Wyld Stallyns: The Rocking Horse Graveyard

April 13, 2016 — I visited the Rocking Horse Graveyard at the wrong time. It was a crisp, sunny April morning. The grass was well-maintained. Joggers trotted by on the road. Farmland stretched around us idyllically. A single llama clipped grass in a paddock full of sheep across the way. And my kids ran through the herd of wild rocking horses with utter joy.

It should have been creepier. But that’s my fault.

I should have gone on an autumn midnight, when each rocking horse cut black silhouettes into the blue night sky and brown leaves scrabbled by on the road. When it was windy, so that each equine jumped threateningly on its rusty, broken springs like slavering carnivores on weakening chains. When it was overgrown, so that the horses seem less placed and more trapped. My kids should have been afraid to get out of the car.

It’s astounding that something so simple as three dozen cast-off rocking horses could give off such Jekyll and Hyde sides with just a slight shift of context.

The Rocking Horse Graveyard is a recent phenomenon that started five years ago or so. Still, nobody in the town of Lincoln knows how it began here in the patch of grass on Old Sudbury Road. Or, if they do, they’re keeping their mouths shut, like the town bylaws were written by Shirley Jackson.

But there are theories.

Like the one that says the horses mark the site of a previous lemonade stand, which the kids decorated with a couple of their rocking horses. When the economy crashed, the kids went back to earning in-game currency in Minecraft, but the horses stayed. And multiplied.

Or the one that claims that a single rocking horse had been set there as part of a Halloween display, ridden by a headless rider. Eventfully the rider disappeared, but the horse stayed. And multiplied.

Or that they just started appearing. Somebody dropped a horse on the side of the road because he didn’t want to bother with the town dump. It caught on, and the horses multiplied.

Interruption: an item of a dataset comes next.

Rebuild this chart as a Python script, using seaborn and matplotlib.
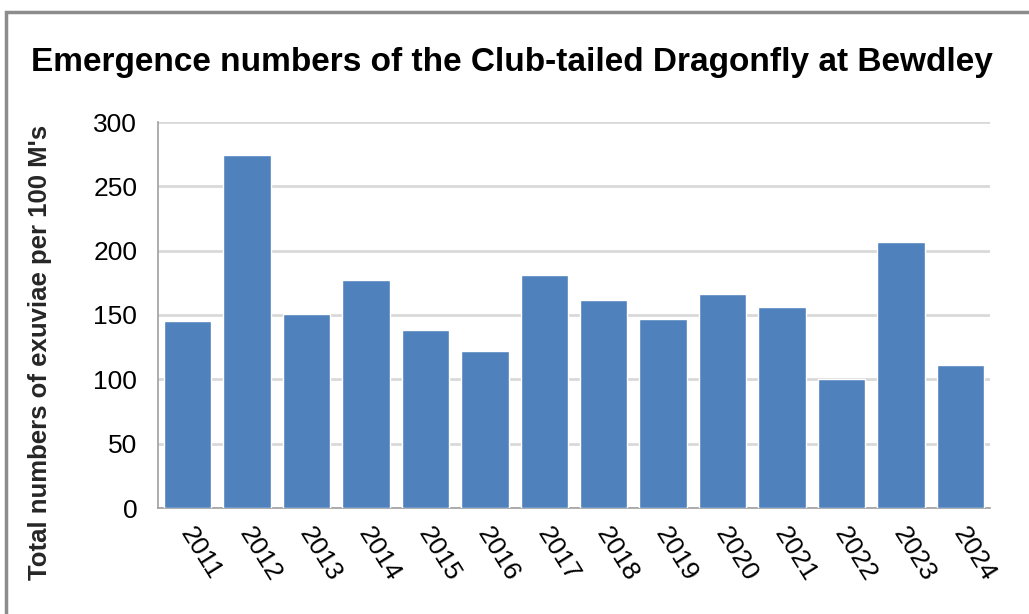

Whatever the reason, the people of Lincoln are used to them now. As the joggers went by, I touched my cap to them, and one replied, “Looks like there are more here. Must have been a good winter for them. You should really think about taking up jogging.”

Actually, that last was sentence came from my own conscience, as I poked a single finger into my paunch to test its softness like I was testing the wind.

All the horses were facing outward from a central point on our visit, but every once in a while somebody comes along and rearranges them. Sometimes they circle the horses up, which is how the Rocking Horse Graveyard got its other name, Ponyhenge. Sometimes they’re lined up like race horses. Sometimes they’re decorated for the holidays.

But they’re always there, like the ghost of a yard sale, cracked plastic and splintered wood and rusty metal, and each one giving visitors and passersby the side eye. So if you live nearby and have a rocking horse that your kids have outgrown, you know where to go. But be sure to drop it off at night. And don’t tell anybody. Ever.